Megavolt-Amperes Reactive to Millivolt-Amperes Reactive conversion

How to convert megavolt-amperes reactive to millivolt-amperes reactive?

Megavolt-Amperes Reactive (MVAR) and Millivolt-Amperes Reactive (mVAR) are both units of measure for reactive power, which is the power in an AC circuit that does no useful work but is necessary to maintain voltage levels for the proper functioning of electrical equipment.

To convert from Megavolt-Amperes Reactive (MVAR) to Millivolt-Amperes Reactive (mVAR):

1 MVAR is equal to $10^9$ (one billion) mVAR.

Here's the step-by-step conversion: $1 \text{ MVAR} = 1 \times 10^6 \text{ VAR (Volt-Amperes Reactive)}$ $1 \text{ VAR} = 10^3 \text{ mVAR}$ Therefore: $1 \text{ MVAR} = 1 \times 10^6 \text{ VAR} \times 10^3 \text{ mVAR/VAR}$ $= 1 \times 10^9 \text{ mVAR}$

So, 1 MVAR = $1 \text{ MVAR} \times 10^9 \text{ mVAR/MVAR} = 1,000,000,000 \text{ mVAR}$.

To provide some real-world context for different quantities of Megavolt-Amperes Reactive (MVAR):

1. 0.5 MVAR (500,000,000 mVAR): This might be the reactive power provided by a large capacitor bank used in a regional substation of a power grid to support voltage levels and improve the stability of the electricity supply.

2. 2 MVAR (2,000,000,000 mVAR): A wind farm might generate this amount of reactive power, needed to manage inductive loads in the network and to maintain the voltage stability on the distribution side.

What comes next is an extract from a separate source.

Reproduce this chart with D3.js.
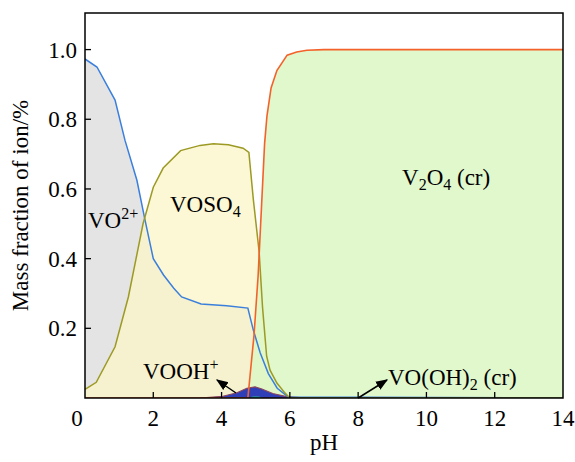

3. 10 MVAR (10,000,000,000 mVAR): This could be the capacity of a Static VAR Compensator (SVC) used in a large industrial facility or within the bulk power transmission grid to maintain voltage and enhance dynamic stability.

4. 50 MVAR (50,000,000,000 mVAR): Such quantities may be seen in the reactive power management systems of a major power plant or a high-voltage transmission line, aiming to control the voltage profile along a wide stretch of the network and reducing losses.

By understanding these conversions and real-world applications, you can grasp how reactive power management is crucial in various sectors of the electrical power system to ensure efficient and stable operation.